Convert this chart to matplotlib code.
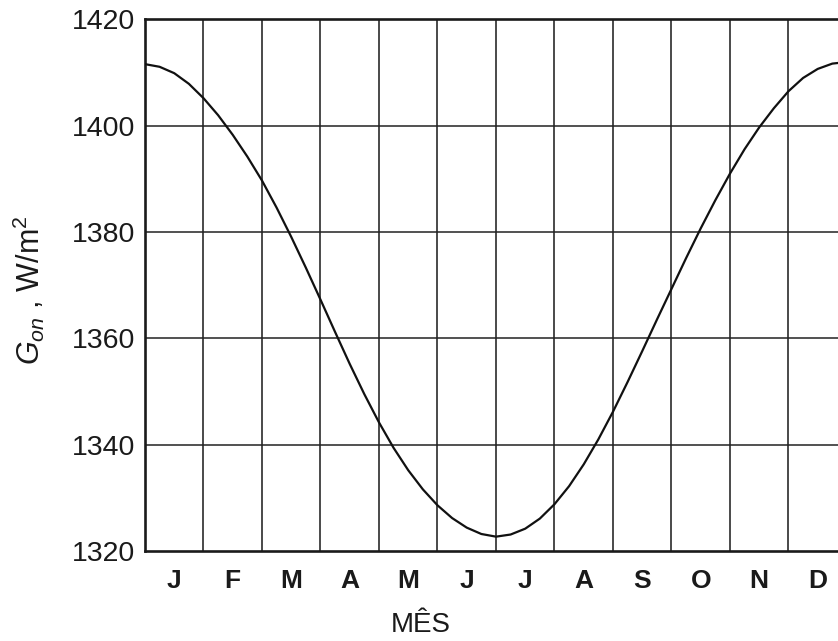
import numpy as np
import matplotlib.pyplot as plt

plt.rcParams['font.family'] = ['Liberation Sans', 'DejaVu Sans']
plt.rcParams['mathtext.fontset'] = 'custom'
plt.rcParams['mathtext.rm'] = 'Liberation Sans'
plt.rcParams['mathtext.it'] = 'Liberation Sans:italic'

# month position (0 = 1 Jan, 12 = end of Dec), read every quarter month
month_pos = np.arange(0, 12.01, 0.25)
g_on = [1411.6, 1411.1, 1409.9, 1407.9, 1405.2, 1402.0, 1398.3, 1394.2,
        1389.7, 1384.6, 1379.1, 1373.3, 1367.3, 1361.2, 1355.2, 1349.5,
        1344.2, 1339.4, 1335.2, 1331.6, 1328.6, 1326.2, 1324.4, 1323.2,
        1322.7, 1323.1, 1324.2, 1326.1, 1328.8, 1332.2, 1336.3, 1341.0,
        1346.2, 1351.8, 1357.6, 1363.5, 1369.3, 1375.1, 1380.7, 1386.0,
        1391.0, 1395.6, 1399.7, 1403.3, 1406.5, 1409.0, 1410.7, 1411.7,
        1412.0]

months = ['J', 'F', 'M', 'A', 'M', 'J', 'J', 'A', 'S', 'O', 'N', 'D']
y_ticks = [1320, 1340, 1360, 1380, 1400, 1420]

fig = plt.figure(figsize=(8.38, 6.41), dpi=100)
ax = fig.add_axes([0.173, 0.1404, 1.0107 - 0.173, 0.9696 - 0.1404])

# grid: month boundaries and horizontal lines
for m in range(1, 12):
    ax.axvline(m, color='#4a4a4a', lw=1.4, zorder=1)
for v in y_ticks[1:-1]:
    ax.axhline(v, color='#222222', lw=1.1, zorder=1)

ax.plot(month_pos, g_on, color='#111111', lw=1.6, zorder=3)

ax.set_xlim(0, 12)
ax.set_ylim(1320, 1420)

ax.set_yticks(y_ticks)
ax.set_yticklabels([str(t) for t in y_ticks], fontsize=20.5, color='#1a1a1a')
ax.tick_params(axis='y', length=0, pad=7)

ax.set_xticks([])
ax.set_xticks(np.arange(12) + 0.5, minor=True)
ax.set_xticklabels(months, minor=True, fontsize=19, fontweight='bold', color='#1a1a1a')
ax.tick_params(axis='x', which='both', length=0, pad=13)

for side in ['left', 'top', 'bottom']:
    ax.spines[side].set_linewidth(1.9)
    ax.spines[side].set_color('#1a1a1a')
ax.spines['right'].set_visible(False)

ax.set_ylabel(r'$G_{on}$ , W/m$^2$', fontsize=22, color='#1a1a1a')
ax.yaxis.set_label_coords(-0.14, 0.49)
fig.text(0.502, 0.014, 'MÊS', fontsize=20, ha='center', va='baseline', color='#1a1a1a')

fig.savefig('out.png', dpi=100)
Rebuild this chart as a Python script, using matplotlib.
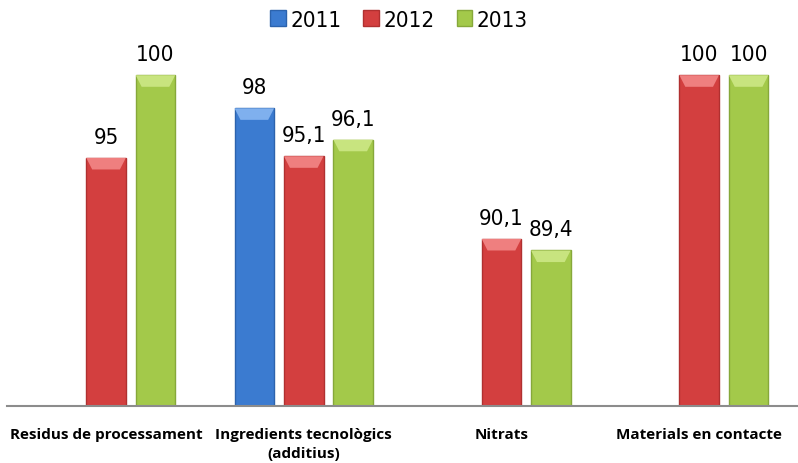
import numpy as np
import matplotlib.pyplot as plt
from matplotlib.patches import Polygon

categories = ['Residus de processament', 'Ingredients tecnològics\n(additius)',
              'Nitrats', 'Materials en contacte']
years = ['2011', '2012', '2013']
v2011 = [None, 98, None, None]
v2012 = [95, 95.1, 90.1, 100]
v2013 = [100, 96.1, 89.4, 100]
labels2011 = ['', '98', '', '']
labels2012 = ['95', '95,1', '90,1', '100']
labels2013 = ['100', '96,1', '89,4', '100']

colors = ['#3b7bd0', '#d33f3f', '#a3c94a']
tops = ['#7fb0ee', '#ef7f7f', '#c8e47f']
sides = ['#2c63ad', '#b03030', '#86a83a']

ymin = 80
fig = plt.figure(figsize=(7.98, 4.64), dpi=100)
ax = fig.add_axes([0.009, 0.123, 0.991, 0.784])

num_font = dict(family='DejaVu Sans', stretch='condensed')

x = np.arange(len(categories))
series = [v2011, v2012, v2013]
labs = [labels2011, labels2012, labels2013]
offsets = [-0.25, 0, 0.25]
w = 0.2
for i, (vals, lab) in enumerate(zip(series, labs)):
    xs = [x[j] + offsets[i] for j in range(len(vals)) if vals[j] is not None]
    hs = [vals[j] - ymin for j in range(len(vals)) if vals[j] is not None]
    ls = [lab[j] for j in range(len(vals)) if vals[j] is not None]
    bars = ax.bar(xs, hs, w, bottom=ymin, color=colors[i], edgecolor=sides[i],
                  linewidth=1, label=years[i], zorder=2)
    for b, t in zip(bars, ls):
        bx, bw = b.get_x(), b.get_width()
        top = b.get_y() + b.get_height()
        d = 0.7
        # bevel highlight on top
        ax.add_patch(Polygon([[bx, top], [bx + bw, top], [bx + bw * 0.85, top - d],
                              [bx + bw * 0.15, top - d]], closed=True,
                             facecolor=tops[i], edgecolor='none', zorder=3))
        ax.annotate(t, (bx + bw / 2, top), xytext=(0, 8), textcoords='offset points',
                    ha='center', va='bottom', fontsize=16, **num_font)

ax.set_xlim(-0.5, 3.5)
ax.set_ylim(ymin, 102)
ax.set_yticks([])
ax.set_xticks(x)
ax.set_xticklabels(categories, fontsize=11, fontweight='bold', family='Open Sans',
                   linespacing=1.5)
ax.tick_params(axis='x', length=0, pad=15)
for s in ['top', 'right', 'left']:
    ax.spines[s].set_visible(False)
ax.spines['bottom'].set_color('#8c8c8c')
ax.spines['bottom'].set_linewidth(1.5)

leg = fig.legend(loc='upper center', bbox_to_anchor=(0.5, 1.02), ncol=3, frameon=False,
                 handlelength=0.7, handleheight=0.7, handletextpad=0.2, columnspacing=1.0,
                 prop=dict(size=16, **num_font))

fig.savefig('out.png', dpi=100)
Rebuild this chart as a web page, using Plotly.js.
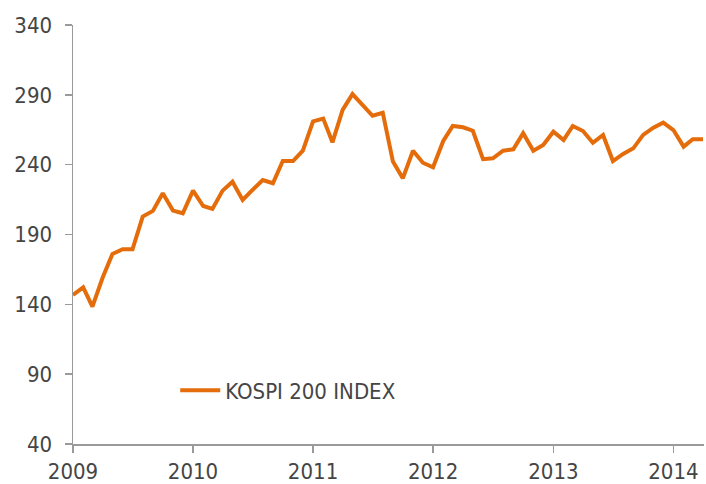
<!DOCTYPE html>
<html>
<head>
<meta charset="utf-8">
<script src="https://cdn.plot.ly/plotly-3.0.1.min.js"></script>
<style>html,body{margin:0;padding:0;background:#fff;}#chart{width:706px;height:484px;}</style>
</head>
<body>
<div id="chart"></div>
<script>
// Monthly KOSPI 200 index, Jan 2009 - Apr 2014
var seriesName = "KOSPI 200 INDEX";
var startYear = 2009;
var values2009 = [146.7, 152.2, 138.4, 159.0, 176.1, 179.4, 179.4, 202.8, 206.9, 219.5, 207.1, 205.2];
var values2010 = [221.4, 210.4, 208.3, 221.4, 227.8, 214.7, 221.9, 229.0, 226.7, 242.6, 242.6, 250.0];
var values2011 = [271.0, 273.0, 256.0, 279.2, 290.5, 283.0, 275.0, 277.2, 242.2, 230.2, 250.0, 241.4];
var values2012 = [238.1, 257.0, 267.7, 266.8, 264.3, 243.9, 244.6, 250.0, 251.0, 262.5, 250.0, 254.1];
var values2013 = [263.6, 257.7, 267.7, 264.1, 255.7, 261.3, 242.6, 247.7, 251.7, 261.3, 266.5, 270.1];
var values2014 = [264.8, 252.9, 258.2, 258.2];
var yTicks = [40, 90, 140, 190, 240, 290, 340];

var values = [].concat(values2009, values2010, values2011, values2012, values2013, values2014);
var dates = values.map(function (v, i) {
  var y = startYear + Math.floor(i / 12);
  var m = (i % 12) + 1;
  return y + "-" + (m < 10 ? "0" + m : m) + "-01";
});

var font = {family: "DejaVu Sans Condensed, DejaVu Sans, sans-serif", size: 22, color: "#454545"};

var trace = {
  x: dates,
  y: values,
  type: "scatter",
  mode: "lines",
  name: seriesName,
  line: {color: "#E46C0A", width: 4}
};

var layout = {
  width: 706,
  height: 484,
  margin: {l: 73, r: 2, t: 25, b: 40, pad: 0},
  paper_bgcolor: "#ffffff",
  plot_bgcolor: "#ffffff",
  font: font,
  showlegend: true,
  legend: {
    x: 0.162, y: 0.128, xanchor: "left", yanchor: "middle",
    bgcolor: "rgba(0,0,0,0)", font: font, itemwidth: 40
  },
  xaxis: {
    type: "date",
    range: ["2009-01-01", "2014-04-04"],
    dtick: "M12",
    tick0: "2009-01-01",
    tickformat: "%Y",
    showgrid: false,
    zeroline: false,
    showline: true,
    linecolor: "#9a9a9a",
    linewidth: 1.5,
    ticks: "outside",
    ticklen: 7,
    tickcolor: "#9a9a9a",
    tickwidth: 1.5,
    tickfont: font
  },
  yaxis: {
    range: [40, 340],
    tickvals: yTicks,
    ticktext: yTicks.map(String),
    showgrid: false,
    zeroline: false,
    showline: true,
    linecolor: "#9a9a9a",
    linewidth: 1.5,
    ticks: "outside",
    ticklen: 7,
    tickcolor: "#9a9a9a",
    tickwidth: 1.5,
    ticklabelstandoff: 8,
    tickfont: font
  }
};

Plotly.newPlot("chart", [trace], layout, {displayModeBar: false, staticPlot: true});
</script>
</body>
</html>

◆ PROBLEM DESCRIPTION ◆
Find "Rebuild". Copy every line it occurs in.

◆ RESPONSE FOR THIS EXERCISE ◆
Rebuild this chart as a Python script, using matplotlib.
Rebuild this chart as a web page, using Plotly.js.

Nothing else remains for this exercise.